The request:
Restate the listing that follows word for word, without its pictures.

— Start Recorded data —

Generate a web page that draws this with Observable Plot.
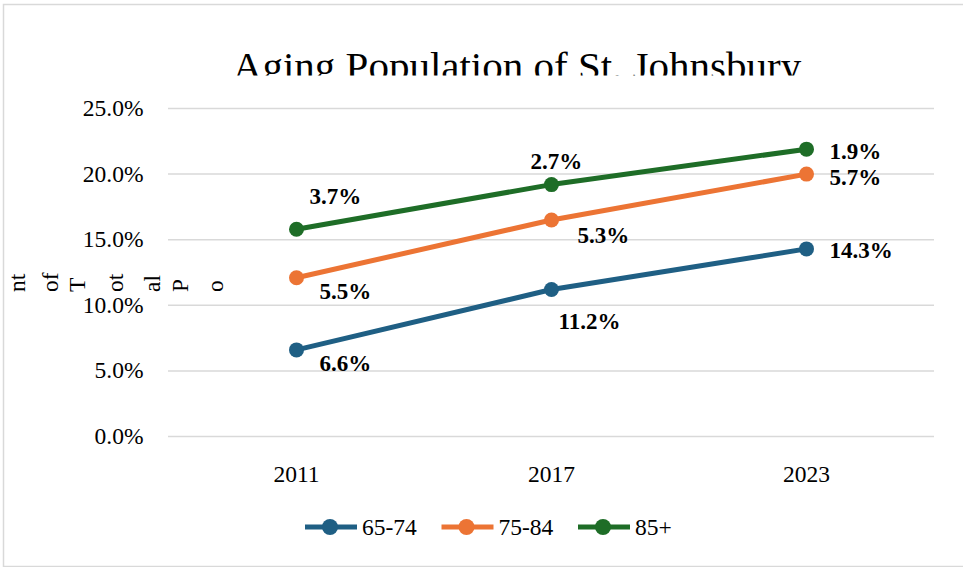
<!DOCTYPE html>
<html>
<head>
<meta charset="utf-8">
<script src="https://cdn.jsdelivr.net/npm/d3@7"></script>
<script src="https://cdn.jsdelivr.net/npm/@observablehq/plot@0.6"></script>
<style>
  html, body { margin: 0; padding: 0; background: #fff; }
  #chart svg { display: block; }
</style>
</head>
<body>
<div id="chart"></div>
<script>
// ---- Data ----
const years = ["2011", "2017", "2023"];
const seriesNames = ["65-74", "75-84", "85+"];
const values6574 = [6.6, 11.2, 14.3];
const values7584 = [5.5, 5.3, 5.7];
const values85 = [3.7, 2.7, 1.9];
const yTicks = [0, 5, 10, 15, 20, 25];
const title = "Aging Population of St. Johnsbury";
const yTitleFragments = ["nt", "of", "T", "ot", "al", "P", "o"];

const colors = ["#1f5f84", "#ec7434", "#1e6d27"];
const FONT = "'Liberation Serif', 'Times New Roman', serif";

// stacked table
const seriesValues = [values6574, values7584, values85];
const rows = [];
years.forEach((yr, i) => {
  let cum = 0;
  seriesNames.forEach((s, k) => {
    cum += seriesValues[k][i];
    rows.push({year: yr, series: s, value: seriesValues[k][i], top: +cum.toFixed(2)});
  });
});

// label placement (style: pixel offsets from the marker, anchor start)
const labelOffsets = {
  "65-74|2011": [23, 14], "65-74|2017": [7, 32], "65-74|2023": [23, 2],
  "75-84|2011": [23, 14], "75-84|2017": [26, 16], "75-84|2023": [23, 4],
  "85+|2011": [13, -33], "85+|2017": [-21, -23], "85+|2023": [23, 2]
};

const labelMarks = rows.map(d => {
  const [dx, dy] = labelOffsets[d.series + "|" + d.year];
  return Plot.text([d], {
    x: "year", y: "top", text: r => r.value.toFixed(1) + "%",
    dx, dy, textAnchor: "start", fontWeight: "bold", fontSize: 23,
    fill: "#000"
  });
});

const chart = Plot.plot({
  width: 963,
  height: 567,
  marginLeft: 168,
  marginRight: 29,
  marginTop: 108,
  marginBottom: 131,
  style: {fontFamily: FONT, fontSize: "23.5px", color: "#000", background: "#fff"},
  x: {type: "point", domain: years, padding: 0.5},
  y: {domain: [0, 25]},
  color: {domain: seriesNames, range: colors},
  marks: [
    Plot.ruleY(yTicks, {stroke: "#d9d9d9", strokeWidth: 1.5}),
    Plot.axisY({ticks: yTicks, tickSize: 0, tickPadding: 25, tickFormat: d => d.toFixed(1) + "%", label: null, fontSize: 23.5}),
    Plot.axisX({tickSize: 0, tickPadding: 29, label: null, fontSize: 23.5}),
    Plot.line(rows, {x: "year", y: "top", z: "series", stroke: "series", strokeWidth: 5}),
    Plot.dot(rows, {x: "year", y: "top", fill: "series", r: 7.5}),
    ...labelMarks
  ]
});

document.getElementById("chart").appendChild(chart);

const svg = d3.select(chart);

// outer border
svg.insert("rect", ":first-child")
  .attr("x", 3.5).attr("y", 4.5).attr("width", 980).attr("height", 562)
  .attr("fill", "none").attr("stroke", "#d9d9d9").attr("stroke-width", 1.5);

// clipped title
svg.append("defs").append("clipPath").attr("id", "titleClip")
  .append("rect").attr("x", 0).attr("y", 0).attr("width", 963).attr("height", 75.5);
svg.append("text")
  .attr("clip-path", "url(#titleClip)")
  .attr("x", 517).attr("y", 80)
  .attr("text-anchor", "middle")
  .attr("font-family", FONT).attr("font-size", 41).attr("fill", "#000")
  .text(title);

// broken y-axis title fragments (rotated)
const fragX = [25, 58, 85, 123, 160, 188, 223];
yTitleFragments.forEach((t, i) => {
  svg.append("text")
    .attr("transform", `translate(${fragX[i]},292) rotate(-90)`)
    .attr("text-anchor", "start")
    .attr("font-family", FONT).attr("font-size", 23.5).attr("fill", "#000")
    .text(t);
});

// legend
const legendX = [305, 441.5, 578];
seriesNames.forEach((s, i) => {
  const g = svg.append("g").attr("transform", `translate(${legendX[i]},527)`);
  g.append("line").attr("x1", 0).attr("x2", 52).attr("y1", 0).attr("y2", 0)
    .attr("stroke", colors[i]).attr("stroke-width", 5);
  g.append("circle").attr("cx", 25).attr("cy", 0).attr("r", 8).attr("fill", colors[i]);
  g.append("text").attr("x", 57).attr("y", 8)
    .attr("text-anchor", "start")
    .attr("font-family", FONT).attr("font-size", 23.5).attr("fill", "#000")
    .text(s);
});
</script>
</body>
</html>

— End Recorded data —

Right answer:
Generate a web page that draws this with Observable Plot.
<!DOCTYPE html>
<html>
<head>
<meta charset="utf-8">
<script src="https://cdn.jsdelivr.net/npm/d3@7"></script>
<script src="https://cdn.jsdelivr.net/npm/@observablehq/plot@0.6"></script>
<style>
  html, body { margin: 0; padding: 0; background: #fff; }
  #chart svg { display: block; }
</style>
</head>
<body>
<div id="chart"></div>
<script>
// ---- Data ----
const years = ["2011", "2017", "2023"];
const seriesNames = ["65-74", "75-84", "85+"];
const values6574 = [6.6, 11.2, 14.3];
const values7584 = [5.5, 5.3, 5.7];
const values85 = [3.7, 2.7, 1.9];
const yTicks = [0, 5, 10, 15, 20, 25];
const title = "Aging Population of St. Johnsbury";
const yTitleFragments = ["nt", "of", "T", "ot", "al", "P", "o"];

const colors = ["#1f5f84", "#ec7434", "#1e6d27"];
const FONT = "'Liberation Serif', 'Times New Roman', serif";

// stacked table
const seriesValues = [values6574, values7584, values85];
const rows = [];
years.forEach((yr, i) => {
  let cum = 0;
  seriesNames.forEach((s, k) => {
    cum += seriesValues[k][i];
    rows.push({year: yr, series: s, value: seriesValues[k][i], top: +cum.toFixed(2)});
  });
});

// label placement (style: pixel offsets from the marker, anchor start)
const labelOffsets = {
  "65-74|2011": [23, 14], "65-74|2017": [7, 32], "65-74|2023": [23, 2],
  "75-84|2011": [23, 14], "75-84|2017": [26, 16], "75-84|2023": [23, 4],
  "85+|2011": [13, -33], "85+|2017": [-21, -23], "85+|2023": [23, 2]
};

const labelMarks = rows.map(d => {
  const [dx, dy] = labelOffsets[d.series + "|" + d.year];
  return Plot.text([d], {
    x: "year", y: "top", text: r => r.value.toFixed(1) + "%",
    dx, dy, textAnchor: "start", fontWeight: "bold", fontSize: 23,
    fill: "#000"
  });
});

const chart = Plot.plot({
  width: 963,
  height: 567,
  marginLeft: 168,
  marginRight: 29,
  marginTop: 108,
  marginBottom: 131,
  style: {fontFamily: FONT, fontSize: "23.5px", color: "#000", background: "#fff"},
  x: {type: "point", domain: years, padding: 0.5},
  y: {domain: [0, 25]},
  color: {domain: seriesNames, range: colors},
  marks: [
    Plot.ruleY(yTicks, {stroke: "#d9d9d9", strokeWidth: 1.5}),
    Plot.axisY({ticks: yTicks, tickSize: 0, tickPadding: 25, tickFormat: d => d.toFixed(1) + "%", label: null, fontSize: 23.5}),
    Plot.axisX({tickSize: 0, tickPadding: 29, label: null, fontSize: 23.5}),
    Plot.line(rows, {x: "year", y: "top", z: "series", stroke: "series", strokeWidth: 5}),
    Plot.dot(rows, {x: "year", y: "top", fill: "series", r: 7.5}),
    ...labelMarks
  ]
});

document.getElementById("chart").appendChild(chart);

const svg = d3.select(chart);

// outer border
svg.insert("rect", ":first-child")
  .attr("x", 3.5).attr("y", 4.5).attr("width", 980).attr("height", 562)
  .attr("fill", "none").attr("stroke", "#d9d9d9").attr("stroke-width", 1.5);

// clipped title
svg.append("defs").append("clipPath").attr("id", "titleClip")
  .append("rect").attr("x", 0).attr("y", 0).attr("width", 963).attr("height", 75.5);
svg.append("text")
  .attr("clip-path", "url(#titleClip)")
  .attr("x", 517).attr("y", 80)
  .attr("text-anchor", "middle")
  .attr("font-family", FONT).attr("font-size", 41).attr("fill", "#000")
  .text(title);

// broken y-axis title fragments (rotated)
const fragX = [25, 58, 85, 123, 160, 188, 223];
yTitleFragments.forEach((t, i) => {
  svg.append("text")
    .attr("transform", `translate(${fragX[i]},292) rotate(-90)`)
    .attr("text-anchor", "start")
    .attr("font-family", FONT).attr("font-size", 23.5).attr("fill", "#000")
    .text(t);
});

// legend
const legendX = [305, 441.5, 578];
seriesNames.forEach((s, i) => {
  const g = svg.append("g").attr("transform", `translate(${legendX[i]},527)`);
  g.append("line").attr("x1", 0).attr("x2", 52).attr("y1", 0).attr("y2", 0)
    .attr("stroke", colors[i]).attr("stroke-width", 5);
  g.append("circle").attr("cx", 25).attr("cy", 0).attr("r", 8).attr("fill", colors[i]);
  g.append("text").attr("x", 57).attr("y", 8)
    .attr("text-anchor", "start")
    .attr("font-family", FONT).attr("font-size", 23.5).attr("fill", "#000")
    .text(s);
});
</script>
</body>
</html>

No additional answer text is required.